**REQUIRED WORK**
Determine the number of lines in the listing below where the string "matplotlib" occurs; answer with the number alone.

**COLLECTED MATERIAL**

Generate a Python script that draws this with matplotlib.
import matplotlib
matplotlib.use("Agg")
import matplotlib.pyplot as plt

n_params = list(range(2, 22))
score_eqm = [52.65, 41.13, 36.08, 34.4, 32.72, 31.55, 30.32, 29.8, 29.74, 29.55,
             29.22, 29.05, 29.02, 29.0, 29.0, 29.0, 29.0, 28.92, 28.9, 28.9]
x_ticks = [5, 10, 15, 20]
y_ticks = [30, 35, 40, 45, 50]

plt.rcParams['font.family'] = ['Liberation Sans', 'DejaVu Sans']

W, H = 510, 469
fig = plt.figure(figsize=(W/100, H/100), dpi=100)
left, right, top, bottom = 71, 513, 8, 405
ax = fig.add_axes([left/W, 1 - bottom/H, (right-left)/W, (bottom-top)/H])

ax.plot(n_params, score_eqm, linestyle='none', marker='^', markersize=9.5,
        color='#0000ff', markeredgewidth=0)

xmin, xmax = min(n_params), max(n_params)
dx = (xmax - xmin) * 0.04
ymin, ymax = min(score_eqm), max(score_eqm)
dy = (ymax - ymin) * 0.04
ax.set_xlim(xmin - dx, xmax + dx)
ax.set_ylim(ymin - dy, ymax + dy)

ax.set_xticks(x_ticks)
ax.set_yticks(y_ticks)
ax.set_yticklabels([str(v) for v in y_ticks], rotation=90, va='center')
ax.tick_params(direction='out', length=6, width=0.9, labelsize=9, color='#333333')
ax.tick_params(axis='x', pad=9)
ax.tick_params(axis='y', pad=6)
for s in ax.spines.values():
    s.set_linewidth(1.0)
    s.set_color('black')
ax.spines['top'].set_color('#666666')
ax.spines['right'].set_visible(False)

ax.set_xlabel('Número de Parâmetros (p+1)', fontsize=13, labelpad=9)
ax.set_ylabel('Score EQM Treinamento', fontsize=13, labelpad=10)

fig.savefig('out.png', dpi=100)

**WRITTEN SOLUTION**
4